E’ allora inammissibile il ricorso per cassazione che come nel caso di specie – sotto l’apparente deduzione del vizio di violazione o falsa applicazione di legge, di mancanza assoluta di motivazione e di omesso esame circa un fatto decisivo per il giudizio miri, in realtà, ad una rivalutazione dei fatti storici operata dal giudice di merito (Sez. U, n. 34476 del 27 dicembre 2019; Sez. 1, n. 5987 del 4 marzo 2021).
In mancanza di attività difensiva dell’intimata, non va disposta nessuna pronuncia sulle spese.
Al rigetto del ricorso neppure consegue la condanna al pagamento in favore della cassa delle ammende, secondo l’art. 96 comma 4° c.p.c., posto che la decisione non è conforme alla proposta.

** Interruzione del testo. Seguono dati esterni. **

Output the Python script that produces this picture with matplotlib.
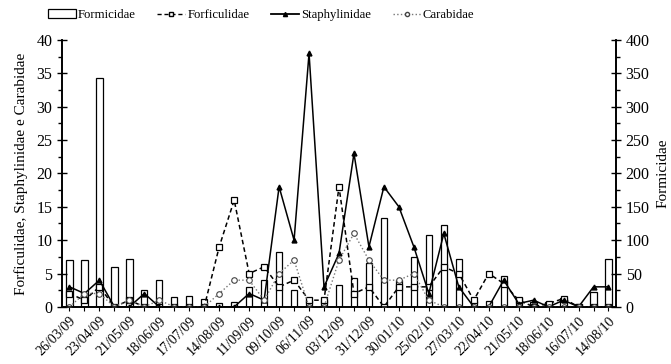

La Corte da atto che ricorrono i presupposti processuali di cui all’art. 13 comma 1-quater D.P.R. n. 115/2002 per il raddoppio del versamento del contributo unificato, se dovuto.
P. Q. M.
La Corte Suprema di Cassazione
rigetta il ricorso.
Ai sensi dell’art. 13 comma 1-quater del d.P.R. n. 115 del 2002, dà atto della sussistenza dei presupposti processuali per il versamento, da parte dei ricorrenti, di un ulteriore importo a titolo di contributo unificato pari a quello previsto per il ricorso, a norma del comma 1-bis dello stesso art. 13, se dovuto.